** THE EXERCISE **
Starting at the line that contains "What React, TypeScript", reproduce each line exactly up to and including the line that contains "Chart.register(...registerables);". Reproduce nothing else.

** RECORDED DATA **

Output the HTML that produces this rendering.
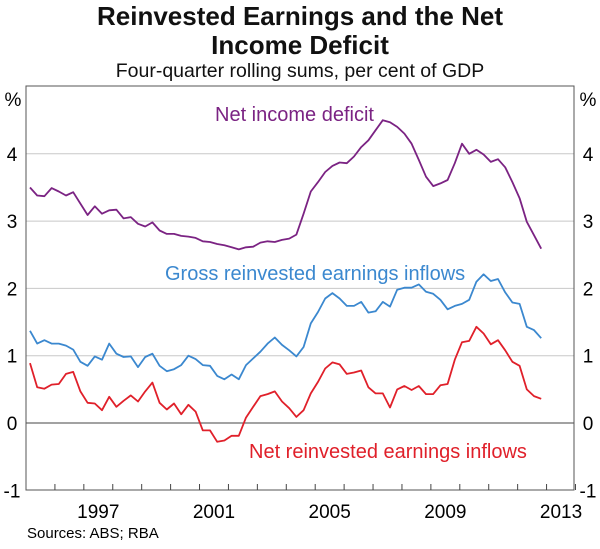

...

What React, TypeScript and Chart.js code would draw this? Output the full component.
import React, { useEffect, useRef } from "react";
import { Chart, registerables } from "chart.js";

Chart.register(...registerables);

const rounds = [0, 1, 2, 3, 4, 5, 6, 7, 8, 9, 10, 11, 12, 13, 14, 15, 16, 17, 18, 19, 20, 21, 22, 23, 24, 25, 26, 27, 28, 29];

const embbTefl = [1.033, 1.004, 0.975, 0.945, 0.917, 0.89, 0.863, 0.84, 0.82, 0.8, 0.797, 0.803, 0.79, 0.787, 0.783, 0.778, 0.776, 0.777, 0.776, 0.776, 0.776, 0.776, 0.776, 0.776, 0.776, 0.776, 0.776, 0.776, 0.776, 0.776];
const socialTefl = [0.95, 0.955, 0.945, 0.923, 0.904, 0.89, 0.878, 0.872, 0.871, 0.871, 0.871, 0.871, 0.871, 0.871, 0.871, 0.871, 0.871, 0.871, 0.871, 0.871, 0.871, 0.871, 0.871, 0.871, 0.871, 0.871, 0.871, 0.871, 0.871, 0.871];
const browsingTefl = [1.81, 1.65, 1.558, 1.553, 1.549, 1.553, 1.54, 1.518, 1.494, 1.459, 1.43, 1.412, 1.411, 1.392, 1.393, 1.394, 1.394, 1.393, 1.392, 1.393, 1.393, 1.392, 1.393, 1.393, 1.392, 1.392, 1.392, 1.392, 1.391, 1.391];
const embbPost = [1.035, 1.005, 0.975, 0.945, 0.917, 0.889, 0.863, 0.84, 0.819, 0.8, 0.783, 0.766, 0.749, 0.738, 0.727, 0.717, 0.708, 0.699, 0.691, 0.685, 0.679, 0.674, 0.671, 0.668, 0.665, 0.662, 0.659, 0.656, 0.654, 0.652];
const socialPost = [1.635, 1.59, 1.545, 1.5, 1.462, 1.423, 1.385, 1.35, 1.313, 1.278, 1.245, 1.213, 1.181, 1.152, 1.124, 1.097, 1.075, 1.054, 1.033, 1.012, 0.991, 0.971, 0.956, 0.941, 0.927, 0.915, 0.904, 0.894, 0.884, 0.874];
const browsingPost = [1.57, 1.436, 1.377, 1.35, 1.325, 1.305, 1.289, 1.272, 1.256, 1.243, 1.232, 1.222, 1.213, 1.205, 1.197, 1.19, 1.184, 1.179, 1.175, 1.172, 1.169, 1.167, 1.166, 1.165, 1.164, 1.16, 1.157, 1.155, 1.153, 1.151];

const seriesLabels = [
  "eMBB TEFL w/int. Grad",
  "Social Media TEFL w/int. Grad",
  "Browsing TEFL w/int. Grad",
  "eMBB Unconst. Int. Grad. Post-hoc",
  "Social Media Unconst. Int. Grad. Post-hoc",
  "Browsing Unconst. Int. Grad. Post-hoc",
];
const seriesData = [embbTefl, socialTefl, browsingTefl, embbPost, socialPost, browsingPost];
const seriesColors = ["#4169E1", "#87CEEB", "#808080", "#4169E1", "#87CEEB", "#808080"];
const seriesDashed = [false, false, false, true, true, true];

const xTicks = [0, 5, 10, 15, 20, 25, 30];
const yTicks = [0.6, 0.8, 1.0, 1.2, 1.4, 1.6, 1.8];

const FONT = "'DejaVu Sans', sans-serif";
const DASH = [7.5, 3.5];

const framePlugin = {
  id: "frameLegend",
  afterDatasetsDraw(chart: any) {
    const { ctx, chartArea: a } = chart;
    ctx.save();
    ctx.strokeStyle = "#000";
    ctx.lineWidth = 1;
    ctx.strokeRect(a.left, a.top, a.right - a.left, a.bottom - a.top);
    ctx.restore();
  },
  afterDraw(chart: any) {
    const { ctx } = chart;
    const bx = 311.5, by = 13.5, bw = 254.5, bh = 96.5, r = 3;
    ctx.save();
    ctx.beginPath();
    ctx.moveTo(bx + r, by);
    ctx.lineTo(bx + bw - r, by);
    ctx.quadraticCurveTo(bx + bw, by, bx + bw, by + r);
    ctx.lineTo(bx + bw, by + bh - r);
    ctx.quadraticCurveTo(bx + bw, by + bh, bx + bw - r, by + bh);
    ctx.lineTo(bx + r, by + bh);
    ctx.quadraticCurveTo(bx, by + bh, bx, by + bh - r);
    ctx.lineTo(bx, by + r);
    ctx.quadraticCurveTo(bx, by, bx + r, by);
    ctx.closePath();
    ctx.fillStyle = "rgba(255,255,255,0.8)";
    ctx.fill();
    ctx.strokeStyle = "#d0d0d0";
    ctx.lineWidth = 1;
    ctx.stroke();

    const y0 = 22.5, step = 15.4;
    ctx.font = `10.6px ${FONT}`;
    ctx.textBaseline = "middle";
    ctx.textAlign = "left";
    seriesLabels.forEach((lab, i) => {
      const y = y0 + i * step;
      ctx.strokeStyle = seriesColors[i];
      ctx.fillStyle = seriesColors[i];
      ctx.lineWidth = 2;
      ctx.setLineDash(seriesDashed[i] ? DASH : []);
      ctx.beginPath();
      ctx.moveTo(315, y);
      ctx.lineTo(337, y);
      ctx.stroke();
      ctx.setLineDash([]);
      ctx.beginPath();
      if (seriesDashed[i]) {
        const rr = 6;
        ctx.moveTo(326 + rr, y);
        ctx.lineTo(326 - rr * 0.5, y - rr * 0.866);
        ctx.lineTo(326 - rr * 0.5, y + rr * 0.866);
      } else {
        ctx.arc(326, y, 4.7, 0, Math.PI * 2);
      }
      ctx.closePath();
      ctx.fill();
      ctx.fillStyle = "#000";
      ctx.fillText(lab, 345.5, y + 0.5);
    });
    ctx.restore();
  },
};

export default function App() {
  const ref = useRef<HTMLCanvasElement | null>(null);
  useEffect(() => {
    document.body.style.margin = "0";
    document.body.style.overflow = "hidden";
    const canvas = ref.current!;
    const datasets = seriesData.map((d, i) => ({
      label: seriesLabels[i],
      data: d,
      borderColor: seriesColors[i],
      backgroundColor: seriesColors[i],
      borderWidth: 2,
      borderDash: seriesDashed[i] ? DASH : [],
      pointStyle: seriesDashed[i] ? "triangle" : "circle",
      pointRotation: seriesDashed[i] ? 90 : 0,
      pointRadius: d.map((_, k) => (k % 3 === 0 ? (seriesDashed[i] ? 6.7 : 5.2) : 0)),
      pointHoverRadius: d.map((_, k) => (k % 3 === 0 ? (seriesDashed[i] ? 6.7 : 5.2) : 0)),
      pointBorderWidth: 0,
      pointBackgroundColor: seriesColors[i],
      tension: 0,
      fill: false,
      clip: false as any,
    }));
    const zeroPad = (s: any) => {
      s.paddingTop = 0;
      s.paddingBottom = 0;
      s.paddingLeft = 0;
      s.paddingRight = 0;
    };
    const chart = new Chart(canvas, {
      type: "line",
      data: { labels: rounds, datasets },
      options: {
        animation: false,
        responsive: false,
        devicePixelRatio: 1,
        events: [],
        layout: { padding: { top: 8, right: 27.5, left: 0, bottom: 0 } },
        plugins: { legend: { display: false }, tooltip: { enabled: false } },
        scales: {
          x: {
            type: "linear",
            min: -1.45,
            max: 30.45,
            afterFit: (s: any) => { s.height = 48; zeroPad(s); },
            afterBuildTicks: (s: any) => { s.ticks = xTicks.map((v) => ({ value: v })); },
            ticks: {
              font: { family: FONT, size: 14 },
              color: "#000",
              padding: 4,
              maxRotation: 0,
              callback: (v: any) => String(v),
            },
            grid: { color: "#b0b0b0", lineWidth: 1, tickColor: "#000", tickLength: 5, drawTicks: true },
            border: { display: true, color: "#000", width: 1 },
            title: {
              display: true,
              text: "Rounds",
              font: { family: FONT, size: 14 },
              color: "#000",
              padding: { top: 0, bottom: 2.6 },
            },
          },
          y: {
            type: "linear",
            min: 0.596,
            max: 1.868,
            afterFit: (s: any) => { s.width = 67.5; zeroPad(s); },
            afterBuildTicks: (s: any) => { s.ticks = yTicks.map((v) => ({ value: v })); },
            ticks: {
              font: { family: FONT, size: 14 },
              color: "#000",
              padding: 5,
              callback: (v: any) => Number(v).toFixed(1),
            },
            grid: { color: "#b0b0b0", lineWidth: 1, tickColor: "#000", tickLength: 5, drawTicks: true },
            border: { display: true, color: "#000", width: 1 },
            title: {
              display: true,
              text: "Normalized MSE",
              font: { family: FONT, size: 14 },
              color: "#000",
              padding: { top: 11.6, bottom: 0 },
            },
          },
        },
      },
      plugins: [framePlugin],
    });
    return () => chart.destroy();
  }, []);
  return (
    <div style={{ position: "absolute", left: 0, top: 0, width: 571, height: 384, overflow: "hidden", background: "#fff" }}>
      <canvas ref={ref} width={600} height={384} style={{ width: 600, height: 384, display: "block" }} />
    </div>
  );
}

** OUTPUT OF THE EXERCISE **
What React, TypeScript and Chart.js code would draw this? Output the full component.
import React, { useEffect, useRef } from "react";
import { Chart, registerables } from "chart.js";

Chart.register(...registerables);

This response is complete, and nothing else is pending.